So, what’s the solution?
Utilize a Performance Management Tool
Implementing a performance management tool is a great first step. A robust system will allow you to track employee progress and engagement on projects, check in regularly, and maintain ongoing conversations—all conveniently online. To make the most of a performance management tool, utilize the following steps:
- Implement 1-on-1 Strategy: Determine frequency (weekly is recommended), schedule recurring meetings (between 30 and 90 minutes), implement a form of documentation, and document the process expectations (when agendas should be sent and when follow-ups should be delivered).

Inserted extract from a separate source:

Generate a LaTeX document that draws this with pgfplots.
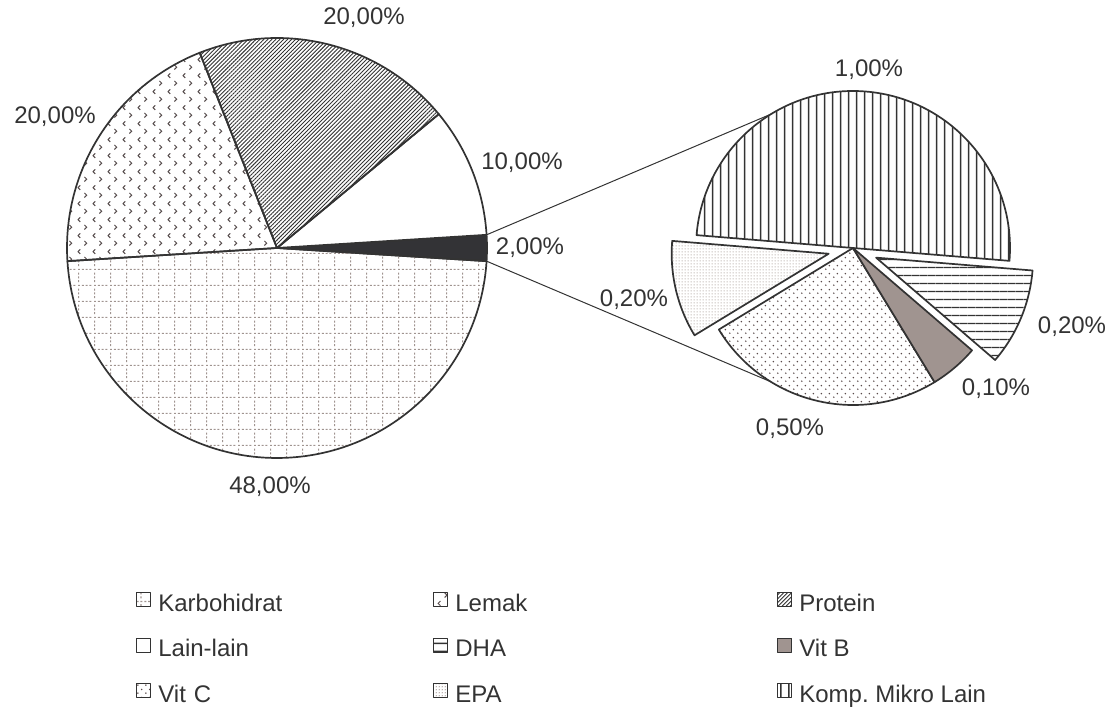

- Conduct Regular 1-on-1s: The best way to discuss issues, develop relationships, and make sure employees’ goals are being met is by holding 1-on-1 meetings. We recommend conducting these over video calls (if possible) for better communication and connection.
- Document Discussion: Follow-up with necessary takeaways and next steps in detailed recaps. These follow-ups keep managers and direct reports on the same page and help track progress made week to week.
Make Yourself Available to Provide Feedback
Some managers believe that feedback leads to an uncomfortable work environment, so they shy away from the process altogether. But we know that employees want to receive more feedback, especially while working outside the office.
Working from home can be an isolating experience, but it doesn’t have to be. Let your employees know that you’re available—and if you aren’t immediately free, suggest times where you can connect either by video call or phone.
Ongoing communication offers several key benefits, including:
- Continuous coaching
- Growth-centric conversations
- Increased visibility and accountability
- Ability to address communication gaps
- Skill development and growth
Set Remote Work Expectations
Part of setting expectations for your direct reports relates to specific tasks and projects. It helps to make SMART Goals, which are specific, measurable, attainable, relevant, and timely. With these in place, both managers and direct reports know exactly what’s expected for any given project.
Another, broader aspect of setting expectations while working remotely is simply communicating how you plan to work together without being in the same place. Some employees prefer to be given instructions and then left to their own devices to accomplish tasks, while others like to check in regularly with their direct reports to see how they’re progressing. Sometimes it’s a little of both, or somewhere in between.
Work with your team to understand what makes them tick. A person who typically works well one way in the office may prefer something totally different while remote; it’s up to managers to recognize, communicate, and set these individual expectations with each employee in order for them to be most successful.